--- BEGIN ---

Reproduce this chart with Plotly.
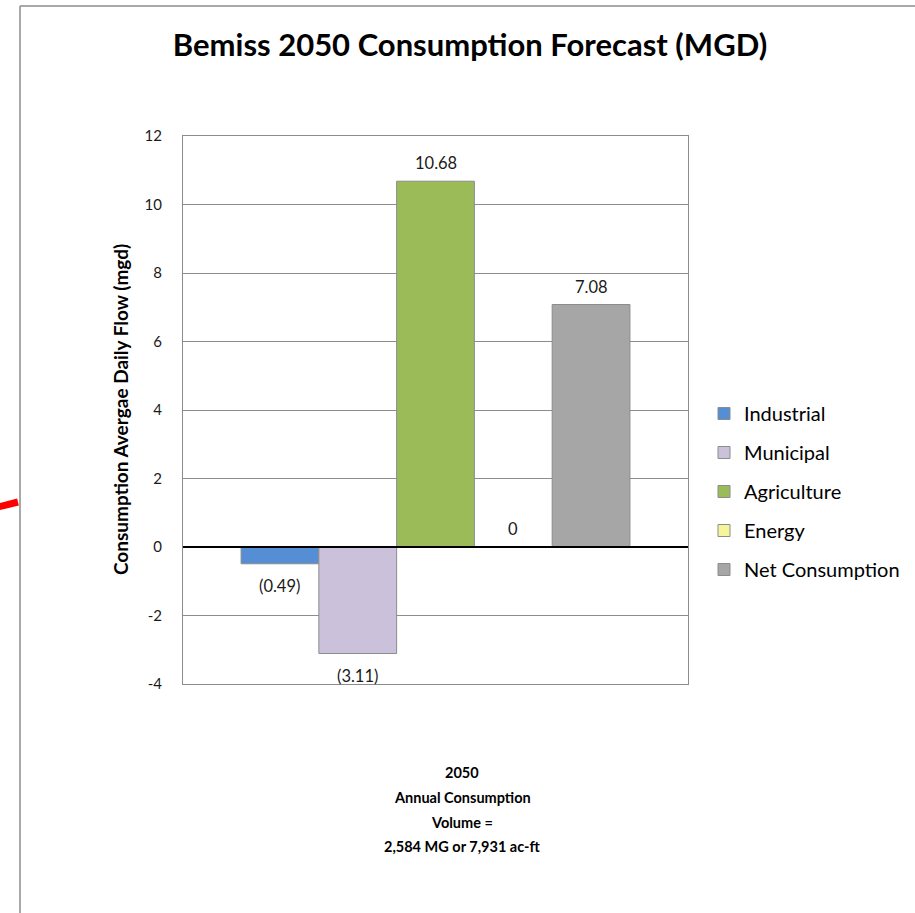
import plotly.graph_objects as go

# ---- data ----
series_names = ["Industrial", "Municipal", "Agriculture", "Energy", "Net Consumption"]
series_values = [-0.49, -3.11, 10.68, 0, 7.08]
value_labels = ["(0.49)", "(3.11)", "10.68", "0", "7.08"]
series_colors = ["#558ED5", "#CCC1DA", "#9BBB59", "#F5F599", "#A6A6A6"]
category_lines = ["2050", "Annual Consumption", "Volume =", "2,584 MG or 7,931 ac-ft"]
y_tick_vals = [-4, -2, 0, 2, 4, 6, 8, 10, 12]
y_tick_text = ["-4", "-2", "0", "2", "4", "6", "8", "10", "12"]
title_text = "Bemiss 2050 Consumption Forecast (MGD)"
y_title = "Consumption Avergae Daily Flow (mgd)"

W, H = 915, 913
L, R, T, B = 183, 688, 136, 684  # plot area in pixels
FONT = "Lato"
BARGAP = 0.23

def px(x):
    return (x - L) / (R - L)

def py(y):
    return (B - y) / (B - T)

fig = go.Figure()
for name, val, col in zip(series_names, series_values, series_colors):
    fig.add_trace(go.Bar(
        x=[0], y=[val], name=name, legendgroup=name,
        marker=dict(color=col, line=dict(color="#8C8C8C", width=1)),
        hoverinfo="y",
    ))

n = len(series_names)
w = (1 - BARGAP) / n
annotations = []
for i, (val, lab) in enumerate(zip(series_values, value_labels)):
    xoff = (i - (n - 1) / 2) * w
    annotations.append(dict(
        x=xoff, y=val, xref="x", yref="y", text=lab, showarrow=False,
        yshift=(18 if val >= 0 else -22), font=dict(family=FONT, size=16.5, color="#1a1a1a"),
    ))

# category label below the plot
for j, line in enumerate(category_lines):
    annotations.append(dict(
        x=px(462), y=py(772 + 25 * j), xref="paper", yref="paper", text=f"<b>{line}</b>",
        showarrow=False, xanchor="center", yanchor="middle",
        font=dict(family=FONT, size=14.5, color="black"),
    ))

# y-axis title
annotations.append(dict(
    x=px(120), y=0.5, xref="paper", yref="paper", text=f"<b>{y_title}</b>", textangle=-90,
    showarrow=False, xanchor="center", yanchor="middle",
    font=dict(family=FONT, size=19, color="black"),
))

shapes = [
    # outer chart border (left and top)
    dict(type="line", xref="paper", yref="paper", x0=px(20), x1=px(20), y0=py(6), y1=py(930),
         line=dict(color="#8C8C8C", width=1.5)),
    dict(type="line", xref="paper", yref="paper", x0=px(20), x1=px(930), y0=py(6), y1=py(6),
         line=dict(color="#8C8C8C", width=1.5)),
    # red stroke at left edge
    dict(type="line", xref="paper", yref="paper", x0=px(-2), x1=px(18), y0=py(507), y1=py(502),
         line=dict(color="#FF0000", width=7)),
    # zero line
    dict(type="line", xref="paper", yref="y", x0=0, x1=1, y0=0, y1=0,
         line=dict(color="black", width=2)),
]

fig.update_layout(
    width=W, height=H,
    margin=dict(l=L, r=W - R, t=T, b=H - B, autoexpand=False),
    paper_bgcolor="white", plot_bgcolor="white",
    barmode="group", bargap=BARGAP, bargroupgap=0,
    title=dict(text=f"<b>{title_text}</b>", x=px(470), xref="paper", xanchor="center",
               y=1 - 45 / H, yref="container", yanchor="middle",
               font=dict(family=FONT, size=31, color="black")),
    font=dict(family=FONT, color="black"),
    showlegend=True,
    legend=dict(x=px(704), y=py(394), xanchor="left", yanchor="top",
                font=dict(family=FONT, size=20, color="black"),
                tracegroupgap=10, traceorder="grouped", bgcolor="rgba(0,0,0,0)"),
    annotations=annotations,
    shapes=shapes,
)
fig.update_xaxes(range=[-0.5, 0.5], showticklabels=False, showgrid=False, zeroline=False,
                 showline=True, linecolor="#8C8C8C", linewidth=1, mirror=True, ticks="")
fig.update_yaxes(range=[-4, 12], tickvals=y_tick_vals, ticktext=y_tick_text,
                 showgrid=True, gridcolor="#8C8C8C", gridwidth=1, zeroline=False,
                 showline=True, linecolor="#8C8C8C", linewidth=1, mirror=True,
                 ticks="", ticklabelstandoff=17,
                 tickfont=dict(family=FONT, size=15, color="#1a1a1a"))

fig.write_html("out.html", config={"displayModeBar": False},
               post_script="document.body.style.margin='0';document.body.style.padding='0';")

--- END ---

#### Requirement:
Emit the lines of the material exactly, from its first line to the line containing "BARGAP = 0.23", inclusive; leave every picture out.

#### Solved exercise:
Reproduce this chart with Plotly.
import plotly.graph_objects as go

# ---- data ----
series_names = ["Industrial", "Municipal", "Agriculture", "Energy", "Net Consumption"]
series_values = [-0.49, -3.11, 10.68, 0, 7.08]
value_labels = ["(0.49)", "(3.11)", "10.68", "0", "7.08"]
series_colors = ["#558ED5", "#CCC1DA", "#9BBB59", "#F5F599", "#A6A6A6"]
category_lines = ["2050", "Annual Consumption", "Volume =", "2,584 MG or 7,931 ac-ft"]
y_tick_vals = [-4, -2, 0, 2, 4, 6, 8, 10, 12]
y_tick_text = ["-4", "-2", "0", "2", "4", "6", "8", "10", "12"]
title_text = "Bemiss 2050 Consumption Forecast (MGD)"
y_title = "Consumption Avergae Daily Flow (mgd)"

W, H = 915, 913
L, R, T, B = 183, 688, 136, 684  # plot area in pixels
FONT = "Lato"
BARGAP = 0.23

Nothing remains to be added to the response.